To actually build a space whose purpose is to prove the artistic worthiness of a functionless space is contradictory, not to mention expensive.

Drawing, though evidently limited to flat 2Ds, can:

Walk you through spaces without actual need to build them;

Fruitfully excite your imagination. Precisely in the way a book excites you more than a movie – because it forces your mind to create itself a complete 3D model of a particular space out of the partial image the eyes meet. Therefore no two persons will ever see the same drawing in the same way. The viewer is an integral part of the drawing.

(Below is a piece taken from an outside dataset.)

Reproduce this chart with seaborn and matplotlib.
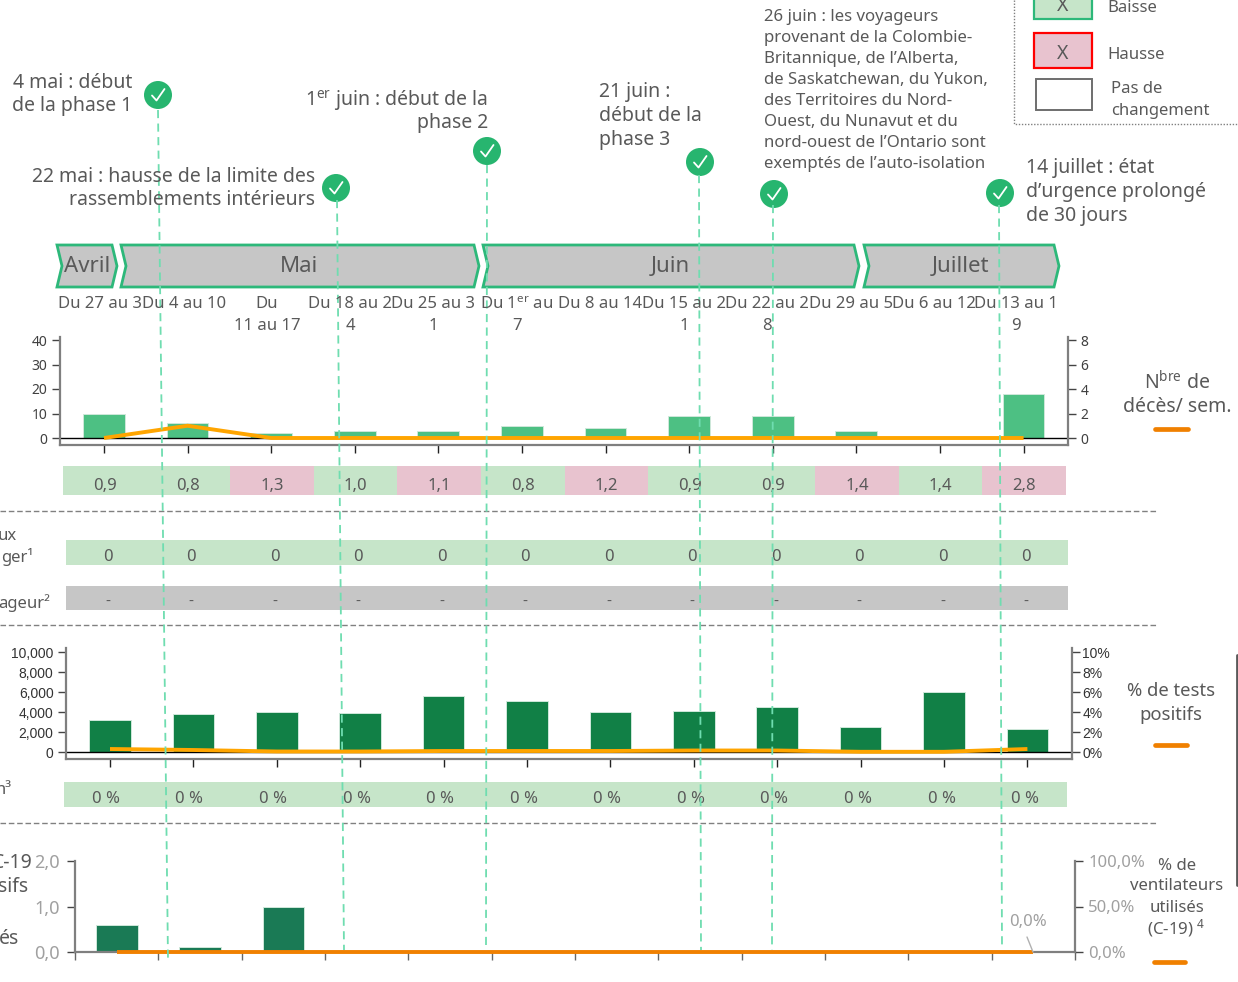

  1. Mars, the perfect place.

Because Mars is wonderful. It is empty, clean, free, windy, mysterious, red. Earth is that little dot on the sky.

It is so far as to make us almost sure we will never touch it. And it is so close, as we perceive it with its boulders and dust and sand and pale sky though the eyes of the Mars rovers, as to allow us to recognize it. To understand it as a place where, yes, we can be.

Because the functions of any Mars settlement, be it made by near-future humans or by far-future post-humans or by the famous little green local cousins of humans are so, so, so completely obscure to us – answering to an unknown society in an unknown environment - as to become totally, completely, absolutely irrelevant. Therefore we can read the architectural space of such a place as pure art.

Because a special relationship can be created with the powerful landscape, in a way we can’t do anymore but in rare isolated projects far from our schizophrenic urban conglomerates.

  1. The freedom to explore Mars is the freedom to explore your own inner world.

Because both are unknown, endless, full of surprises, immensely far and very close.